In 1938, two men held history in their hands. One was Adolf Hitler. The other was British Prime Minister Neville Chamberlain, who,determined to avoid war at any cost, came to be known as "the great appeaser."
But Harry Turtledove, the unrivaled master of alternate history, has launched a gripping saga that springboards from a different fateful act: What if Chamberlain has stood up to Hitler?
What would Hitler's next move have been? As armies clash, and as the brave, foolish and true believers choose sides, new weapons are added to already deadly arsenals, and strategies are plotted to break a growing stalemate.
"The War That Came Early: West and East," by Harry Turtledove is on the Reserve Shelf at Walla Walla Public Library.
Featured books will be available for the public today. They can also be placed on hold online at wallawallapubliclibrary,org or call the library for assistance at 527-4550. Other books include:
"The Invisible Bridge," by Julie Orringer
Paris, 1937. Andras Levi, a Hungarian-Jewish architecture student, arrives from Budapest with a scholarship, a single suitcase and a mysterious letter he has promised to deliver to C. Morgenstern on the Rue de Sevigne.
As he falls into a complicated relationship with the letter's recipient, he becomes privy to a secret history that will alter the course of his own life.
"The Invisible Bridge" resoundingly confirms Julie Orringer's place as one of today's most vital young literary talents.
"Fat of the Land," by Langdon Cook
Foraging is not just a throwback to our hunter-gatherer past; it's a way to reconnect with the landscape.
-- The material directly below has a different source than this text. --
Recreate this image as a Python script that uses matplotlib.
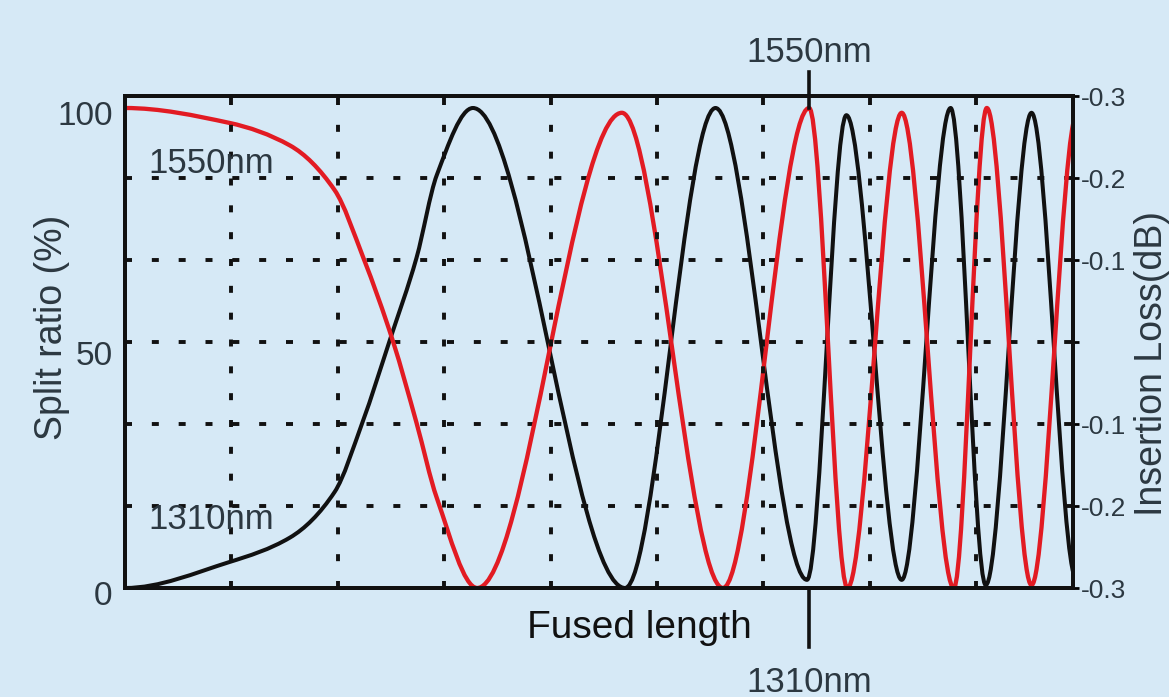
import numpy as np
import matplotlib.pyplot as plt
from matplotlib.path import Path
from matplotlib.patches import PathPatch
import matplotlib.transforms as mtransforms

# knots (x = fused length in grid units, y = split ratio %)
red_x = [0.00, 0.98, 1.55, 1.97, 2.24, 2.52, 2.74, 2.93, 3.31,
         4.67, 5.62, 6.43, 6.79, 7.30, 7.79, 8.10, 8.52, 8.95]
red_y = [100, 96.9, 92.2, 82.9, 68.8, 51.3, 34.4, 18.8, 0,
         99, 0, 100, 0, 99, 0, 100, 0.6, 99]

black_x = [0.00, 0.98, 1.55, 1.97, 2.23, 2.49, 2.74, 2.93, 3.27,
           4.70, 5.55, 6.41, 6.78, 7.30, 7.76, 8.09, 8.52, 8.94]
black_y = [0, 5.4, 10.5, 20.0, 34.4, 51.7, 68.8, 86.0, 100,
           0, 100, 1.7, 98.5, 1.7, 100, 0.6, 99, 2]

grid_x = [1, 2, 3, 4, 5, 6, 7, 8]
left_ticks = [0, 50, 100]
right_ticks = [-0.3, -0.2, -0.1, 0, 0.1, 0.2, 0.3]
right_labels = ['-0.3', '-0.2', '-0.1', '', '-0.1', '-0.2', '-0.3']
marker_x = 6.43  # red peak that the 1550nm / 1310nm marks point at

BG = '#d6e9f6'
TXT = '#2c3841'
RED = '#e21b23'
BLK = '#111111'
plt.rcParams['font.family'] = ['Liberation Sans', 'DejaVu Sans']


def smooth_path(xs, ys):
    # monotone cubic through the knots, drawn as bezier segments
    xs = np.asarray(xs, float)
    ys = np.asarray(ys, float)
    h = np.diff(xs)
    d = np.diff(ys) / h
    m = np.zeros(len(xs))
    for k in range(1, len(xs) - 1):
        if d[k - 1] * d[k] > 0:
            w1 = 2 * h[k] + h[k - 1]
            w2 = h[k] + 2 * h[k - 1]
            m[k] = (w1 + w2) / (w1 / d[k - 1] + w2 / d[k])
    verts = [(xs[0], ys[0])]
    codes = [Path.MOVETO]
    for k in range(len(xs) - 1):
        dx = h[k] / 3
        verts += [(xs[k] + dx, ys[k] + m[k] * dx),
                  (xs[k + 1] - dx, ys[k + 1] - m[k + 1] * dx),
                  (xs[k + 1], ys[k + 1])]
        codes += [Path.CURVE4] * 3
    return Path(verts, codes)


fig = plt.figure(figsize=(11.69, 6.97), dpi=100, facecolor=BG)
ax = fig.add_axes([125 / 1169, 109 / 697, 948 / 1169, 492 / 697])
ax2 = ax.twinx()
ax.set_zorder(2)
ax2.set_zorder(1)
ax.patch.set_visible(False)
ax2.set_facecolor(BG)

ax.set_xlim(0, 8.91)
ax.set_ylim(0, 102.5)
ax2.set_ylim(-0.3, 0.3)

dots = (0, (1.8, 5.1))
ax.set_xticks(grid_x)
ax.tick_params(axis='x', length=0, labelbottom=False)
ax.grid(axis='x', color=BLK, lw=2.8, ls=dots)

ax2.set_yticks(right_ticks)
ax2.set_yticklabels(right_labels)
ax2.tick_params(axis='y', length=4, width=2, pad=2, labelsize=19, labelcolor=TXT)
ax2.grid(axis='y', color=BLK, lw=2.8, ls=dots)

ax.set_yticks(left_ticks)
ax.tick_params(axis='y', length=0, pad=9, labelsize=24, labelcolor=TXT)
shift = mtransforms.ScaledTranslation(0, -5 / 100, fig.dpi_scale_trans)
for lab in ax.get_yticklabels():
    lab.set_transform(lab.get_transform() + shift)

for a in (ax, ax2):
    for s in a.spines.values():
        s.set_linewidth(2.8)
        s.set_color(BLK)

ax.add_patch(PathPatch(smooth_path(black_x, black_y), facecolor='none',
                       edgecolor=BLK, lw=2.9, joinstyle='round'))
ax.add_patch(PathPatch(smooth_path(red_x, red_y), facecolor='none',
                       edgecolor=RED, lw=3.1, joinstyle='round'))

ax.set_ylabel('Split ratio (%)', fontsize=27, color=TXT, va='center')
ax.yaxis.set_label_coords(-0.077, 0.53)
ax2.set_ylabel('Insertion Loss(dB)', fontsize=27, color=TXT, va='center')
ax2.yaxis.set_label_coords(1.083, 0.457)
ax.set_xlabel('Fused length', fontsize=28, color=BLK, va='center')
ax.xaxis.set_label_coords(0.543, -0.081)

# curve names inside the plot
ax.text(0.216, 88.5, '1550nm', fontsize=25, color=TXT, va='center', ha='left')
ax.text(0.216, 14.2, '1310nm', fontsize=25, color=TXT, va='center', ha='left')

# marks above and below the frame
ax.plot([marker_x, marker_x], [100, 107.5], color=BLK, lw=2.6, clip_on=False)
ax.plot([marker_x, marker_x], [0, -12.3], color=BLK, lw=2.6, clip_on=False)
ax.text(marker_x, 111.5, '1550nm', fontsize=25, color=TXT, ha='center', va='center')
ax.text(marker_x, -19.6, '1310nm', fontsize=25, color=TXT, ha='center', va='center')

fig.savefig('out.png', dpi=100, facecolor=BG)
And Langdon Cook is not just your typical grocery cart-pushing suburbanite. For him gourmet delicacies abound, free for the taking, if we just open our eyes. As a result, Cook finds himself free-diving in icy Puget Sound with hopes of spearing a snaggletooth lingcod.
By book's end he has learned his way around both the kitchen and the great outdoors -- and discovered an unexpected community of fellow foragers.
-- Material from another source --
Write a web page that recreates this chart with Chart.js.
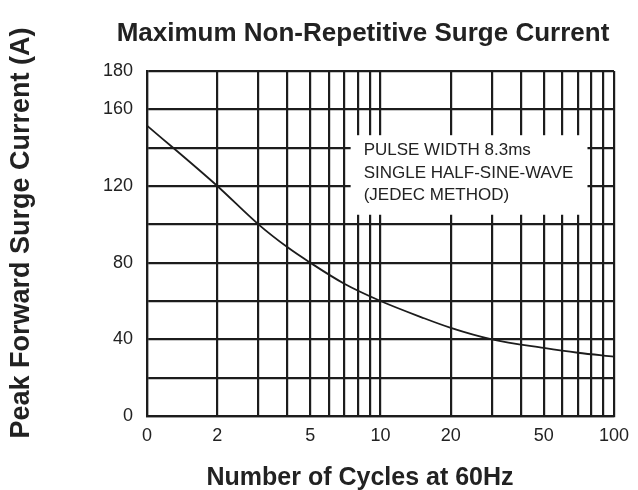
<!DOCTYPE html>
<html><head><meta charset="utf-8">
<script src="https://cdn.jsdelivr.net/npm/chart.js@4/dist/chart.umd.min.js"></script>
<style>html,body{margin:0;padding:0;background:#fff;} canvas{display:block;}</style>
</head><body>
<canvas id="c" width="638" height="490"></canvas>
<script>
const chartTitle = 'Maximum Non-Repetitive Surge Current';
const xAxisTitle = 'Number of Cycles at 60Hz';
const yAxisTitle = 'Peak Forward Surge Current (A)';
const cycles = [1, 2, 3, 4, 5, 7, 10, 15, 20, 30, 50, 70, 100];
const surgeCurrent = [151.5, 120, 100, 88, 80, 69, 60, 51.5, 46, 40, 35.5, 33, 31];
const xGridValues = [1, 2, 3, 4, 5, 6, 7, 8, 9, 10, 20, 30, 40, 50, 60, 70, 80, 90, 100];
const xTickValues = [1, 2, 5, 10, 20, 50, 100];
const xTickLabels = ['0', '2', '5', '10', '20', '50', '100'];
const yTickValues = [0, 40, 80, 120, 160, 180];
const noteLines = ['PULSE WIDTH 8.3ms', 'SINGLE HALF-SINE-WAVE', '(JEDEC METHOD)'];

const INK = '#1c1c1c';
const FONT = '"Liberation Sans", Arial, Helvetica, sans-serif';

const decorPlugin = {
  id: 'decor',
  afterDatasetsDraw(chart) {
    const ctx = chart.ctx, x = chart.scales.x, y = chart.scales.y;
    const l = x.getPixelForValue(7.45), r = x.getPixelForValue(77);
    const t = y.getPixelForValue(146.5), b = y.getPixelForValue(105);
    ctx.save();
    ctx.fillStyle = '#fff';
    ctx.fillRect(l, t, r - l, b - t);
    ctx.fillStyle = '#222';
    ctx.font = '17px ' + FONT;
    ctx.textAlign = 'left';
    ctx.textBaseline = 'alphabetic';
    noteLines.forEach((s, i) => ctx.fillText(s, l + 13, t + 20 + i * 22.5));
    ctx.restore();
  },
  afterDraw(chart) {
    const ctx = chart.ctx;
    ctx.save();
    ctx.fillStyle = '#222';
    ctx.textAlign = 'center';
    ctx.textBaseline = 'alphabetic';
    ctx.font = 'bold 26px ' + FONT;
    ctx.fillText(chartTitle, 363, 41);
    ctx.font = 'bold 25px ' + FONT;
    ctx.fillText(xAxisTitle, 360, 485);
    ctx.translate(22, 233);
    ctx.rotate(-Math.PI / 2);
    ctx.textBaseline = 'middle';
    ctx.font = 'bold 27px ' + FONT;
    ctx.fillText(yAxisTitle, 0, 0);
    ctx.restore();
  }
};

new Chart(document.getElementById('c'), {
  type: 'line',
  data: {
    datasets: [{
      data: cycles.map((c, i) => ({ x: c, y: surgeCurrent[i] })),
      borderColor: INK,
      borderWidth: 1.8,
      pointRadius: 0,
      fill: false,
      cubicInterpolationMode: 'monotone'
    }]
  },
  options: {
    responsive: false,
    devicePixelRatio: 1,
    animation: false,
    layout: { padding: { top: 71, right: 18, left: 0, bottom: 0 } },
    plugins: { legend: { display: false }, tooltip: { enabled: false }, title: { display: false } },
    scales: {
      x: {
        type: 'logarithmic',
        min: 1, max: 100,
        afterBuildTicks(scale) { scale.ticks = xGridValues.map(v => ({ value: v })); },
        afterFit(scale) { scale.height = 74; },
        grid: { color: INK, lineWidth: 2.2, drawTicks: false },
        border: { display: true, color: INK, width: 2.2 },
        ticks: {
          autoSkip: false, maxRotation: 0, padding: 9,
          color: '#222', font: { family: FONT, size: 18 },
          callback(v) { const i = xTickValues.indexOf(v); return i >= 0 ? xTickLabels[i] : ''; }
        }
      },
      y: {
        min: 0, max: 180,
        afterFit(scale) { scale.width = 147; },
        grid: { color: INK, lineWidth: 2.2, drawTicks: false },
        border: { display: true, color: INK, width: 2.2 },
        ticks: {
          stepSize: 20, padding: 14,
          color: '#222', font: { family: FONT, size: 18 },
          callback(v) { return yTickValues.includes(v) ? String(v) : ''; }
        }
      }
    }
  },
  plugins: [decorPlugin]
});
</script>
</body></html>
Cook was a senior editor at Amazon.com until he left the corporate world in 2004 to live in a cabin off the grid with his wife and son.
"Arctic Circle," by Robert Leonard Reid
This is the story of a man who had always been fascinated by the Arctic and its hardy inhabitants. Despite a passion for mountaineering, Robert Leonard Reid had never set foot north of the 55th parallel.
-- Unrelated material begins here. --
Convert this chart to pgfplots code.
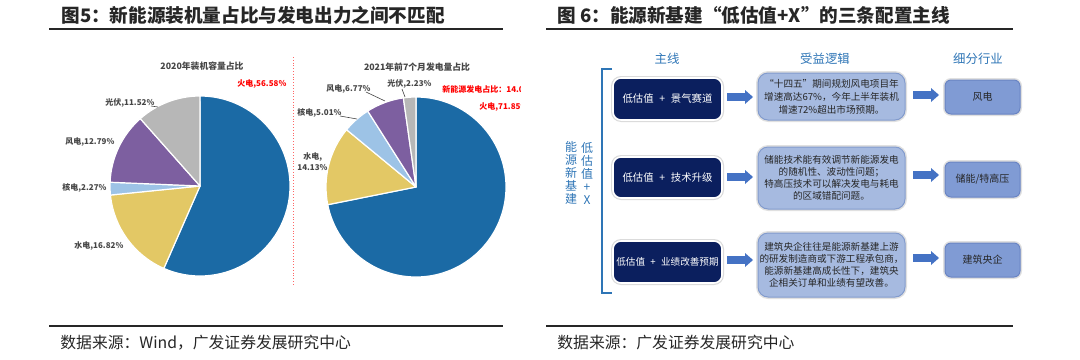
\documentclass[border=0pt]{standalone}
\usepackage{pgfplots}
\pgfplotsset{compat=1.18}
\usepackage{fontspec}
\setmainfont{Noto Sans CJK SC}
\definecolor{cfire}{RGB}{27,106,165}
\definecolor{chydro}{RGB}{227,200,101}
\definecolor{cnuke}{RGB}{157,195,230}
\definecolor{cwind}{RGB}{125,95,160}
\definecolor{cpv}{RGB}{183,183,183}
\definecolor{navy}{RGB}{11,31,94}
\definecolor{midbox}{RGB}{166,186,224}
\definecolor{midedge}{RGB}{130,155,205}
\definecolor{rbox}{RGB}{128,155,212}
\definecolor{redge}{RGB}{105,132,195}
\definecolor{arrowc}{RGB}{68,114,196}
\definecolor{hblue}{RGB}{46,117,182}
\definecolor{titlec}{RGB}{38,38,38}
\definecolor{lblc}{RGB}{70,70,70}
\definecolor{txtc}{RGB}{38,38,38}
\definecolor{redc}{RGB}{255,0,0}
\newcommand{\fs}[1]{\fontsize{#1}{#1}\selectfont}
\newcommand{\pl}{\hspace{0.55em}+\hspace{0.55em}}
\newcommand{\pie}[1]{%
  \pgfplotsextra{%
    \xdef\acc{90}%
    \foreach \v/\c in {#1}{%
      \pgfmathsetmacro\b{\acc-3.6*\v}%
      \fill[\c, draw=white, line width=0.6pt, line join=round] (axis cs:0,0) -- (axis cs:{cos(\acc)},{sin(\acc)}) arc[start angle=\acc, end angle=\b, radius=45pt] -- cycle;
      \xdef\acc{\b}%
    }%
  }%
}
\newcommand{\dbox}[5]{%
  \fill[black!14, rounded corners=5pt] (#1-2,#2-2) rectangle (#3+2,#4+2);
  \fill[navy, draw=white, line width=0.8pt, rounded corners=4pt] (#1,#2) rectangle (#3,#4);
  \node[text=white, font=\fs{5.2}, inner sep=0] at ({(#1+#3)/2},{(#2+#4)/2}) {#5};
}
\newcommand{\mybox}[6]{%
  \fill[black!12, rounded corners=6pt] (#1-2,#2-2) rectangle (#3+2,#4+2);
  \fill[midbox, draw=midedge, line width=0.5pt, rounded corners=5pt] (#1,#2) rectangle (#3,#4);
  \node[text=txtc, font=\fontsize{4.8}{#6}\selectfont, align=center, inner sep=0] at ({(#1+#3)/2},{(#2+#4)/2}) {#5};
}
\newcommand{\rgtbox}[5]{%
  \fill[black!12, rounded corners=4pt] (#1-2,#2-2) rectangle (#3+2,#4+2);
  \fill[rbox, draw=redge, line width=0.5pt, rounded corners=3pt] (#1,#2) rectangle (#3,#4);
  \node[text=txtc, font=\fs{5}, inner sep=0] at ({(#1+#3)/2},{(#2+#4)/2}) {#5};
}
\newcommand{\barrow}[3]{%
  \fill[arrowc] (#1,#3-3.8) -- (#2-8,#3-3.8) -- (#2-8,#3-7) -- (#2,#3) -- (#2-8,#3+7) -- (#2-8,#3+3.8) -- (#1,#3+3.8) -- cycle;
}
\begin{document}
\begin{tikzpicture}[x=0.5pt,y=-0.5pt]
\path[use as bounding box] (0,0) rectangle (1080,359);
% ---------- titles ----------
\node[anchor=west, font=\fs{9.3}\bfseries, text=titlec, inner sep=0] at (61,15) {图5：新能源装机量占比与发电出力之间不匹配};
\draw[line width=1pt, titlec] (49,29) -- (503,29);
\node[anchor=west, font=\fs{9.3}\bfseries, text=titlec, inner sep=0] at (557,15) {图 6：能源新基建“低估值+X”的三条配置主线};
\draw[line width=1pt, titlec] (546,29) -- (1013,29);
% ---------- sources ----------
\draw[line width=1pt, titlec] (49,326) -- (503,326);
\node[anchor=west, font=\fs{7.9}, text=titlec, inner sep=0] at (60,343) {数据来源：Wind，广发证券发展研究中心};
\draw[line width=1pt, titlec] (546,326) -- (1013,326);
\node[anchor=west, font=\fs{7.9}, text=titlec, inner sep=0] at (557,343) {数据来源：广发证券发展研究中心};
% ---------- pies ----------
\coordinate (c1) at (200,186);
\coordinate (c2) at (416,187);
\begin{axis}[at={(c1)}, anchor=center, x=45pt, y=45pt, xmin=-1, xmax=1, ymin=-1, ymax=1, hide axis, clip=false]
\pie{56.58/cfire,16.82/chydro,2.27/cnuke,12.79/cwind,11.52/cpv}
\end{axis}
\begin{axis}[at={(c2)}, anchor=center, x=45pt, y=45pt, xmin=-1, xmax=1, ymin=-1, ymax=1, hide axis, clip=false]
\pie{71.85/cfire,14.13/chydro,5.01/cnuke,6.77/cwind,2.23/cpv}
\end{axis}
% pie 1 labels
\node[font=\fs{4.4}\bfseries, text=lblc, inner sep=0] at (202,66) {2020年装机容量占比};
\node[anchor=west, font=\fs{4.0}\bfseries, text=redc, inner sep=0] at (237,84) {火电,56.58\%};
\node[anchor=west, font=\fs{4.0}\bfseries, text=lblc, inner sep=0] at (105,103) {光伏,11.52\%};
\draw[lblc, line width=0.3pt] (151,106) -- (158,107);
\node[anchor=west, font=\fs{4.0}\bfseries, text=lblc, inner sep=0] at (65,142) {风电,12.79\%};
\node[anchor=west, font=\fs{4.0}\bfseries, text=lblc, inner sep=0] at (62,188) {核电,2.27\%};
\node[anchor=west, font=\fs{4.0}\bfseries, text=lblc, inner sep=0] at (74,246) {水电,16.82\%};
\draw[redc!60, densely dotted, line width=0.4pt] (293,57) -- (293,286);
% pie 2 labels
\node[font=\fs{4.4}\bfseries, text=lblc, inner sep=0] at (417,67) {2021年前7个月发电量占比};
\node[anchor=west, font=\fs{4.0}\bfseries, text=lblc, inner sep=0] at (326,89) {风电,6.77\%};
\draw[lblc, line width=0.3pt] (366,92) -- (385,101);
\node[anchor=west, font=\fs{4.0}\bfseries, text=lblc, inner sep=0] at (387,84) {光伏,2.23\%};
\draw[lblc, line width=0.3pt] (402,89) -- (405,97);
\node[anchor=west, font=\fs{4.0}\bfseries, text=lblc, inner sep=0] at (297,113) {核电,5.01\%};
\draw[lblc, line width=0.3pt] (340,116) -- (357,119);
\node[anchor=west, font=\fs{4.0}\bfseries, text=lblc, inner sep=0] at (303,157) {水电,};
\node[anchor=west, font=\fs{4.0}\bfseries, text=lblc, inner sep=0] at (297,168) {14.13\%};
\begin{scope}
\clip (280,50) rectangle (520,300);
\node[anchor=west, font=\fs{4.0}\bfseries, text=redc, inner sep=0] at (442,89) {新能源发电占比：14.04\%};
\node[anchor=west, font=\fs{4.0}\bfseries, text=redc, inner sep=0] at (479,107) {火电,71.85\%};
\end{scope}
% ---------- flow diagram ----------
\node[text=hblue, font=\fs{6.2}, inner sep=0] at (667,59) {主线};
\node[text=hblue, font=\fs{6.2}, inner sep=0] at (825,59) {受益逻辑};
\node[text=hblue, font=\fs{6.2}, inner sep=0] at (978,59) {细分行业};
\draw[hblue, line width=0.8pt] (612,69) -- (602,69) -- (602,293) -- (612,293);
\node[text=hblue, font=\fontsize{6}{6.5}\selectfont, align=center, inner sep=0] at (571,173) {能\\源\\新\\基\\建};
\node[text=hblue, font=\fontsize{6}{6.5}\selectfont, align=center, inner sep=0] at (587,173) {低\\估\\值\\+\\X};
\dbox{613}{78}{722}{120}{低估值\pl 景气赛道}
\dbox{613}{157}{722}{198}{低估值\pl 技术升级}
\dbox{613}{241}{722}{283}{\fs{4.8}低估值\pl 业绩改善预期}
\barrow{727}{753}{97}
\barrow{727}{753}{177}
\barrow{727}{753}{260}
\mybox{758}{73}{905}{120}{“十四五”期间规划风电项目年\\增速高达67\%，今年上半年装机\\增速72\%超出市场预期。}{6.5}
\mybox{758}{147}{905}{209}{储能技术能有效调节新能源发电\\的随机性、波动性问题；\\特高压技术可以解决发电与耗电\\的区域错配问题。}{5.9}
\mybox{758}{233}{905}{297}{建筑央企往往是能源新基建上游\\的研发制造商或下游工程承包商，\\能源新基建高成长性下，建筑央\\企相关订单和业绩有望改善。}{6}
\barrow{913}{939}{95}
\barrow{913}{939}{175}
\barrow{913}{939}{258}
\rgtbox{945}{80}{1020}{114}{风电}
\rgtbox{945}{162}{1020}{197}{储能/特高压}
\rgtbox{945}{243}{1020}{277}{建筑央企}
\end{tikzpicture}
\end{document}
He was the classic armchair traveler. He had read about the region, written about it and talked about it; in his youth he had vowed to visit it after meeting an activist named Fred Meader who worked to block development in Alaska's Brooks Range long before the proposals to develop oil reserves in the Arctic National Wildlife Refuge.
Reid's story will resonate with anyone who has considered the mysteries of the North.
"Jump," by Elisa Carbone; "Venom by Joan Brady; "The Devil and Sherlock Holmes," by David Crann; "Twilight at the World of Tomorrow," by James Mauro.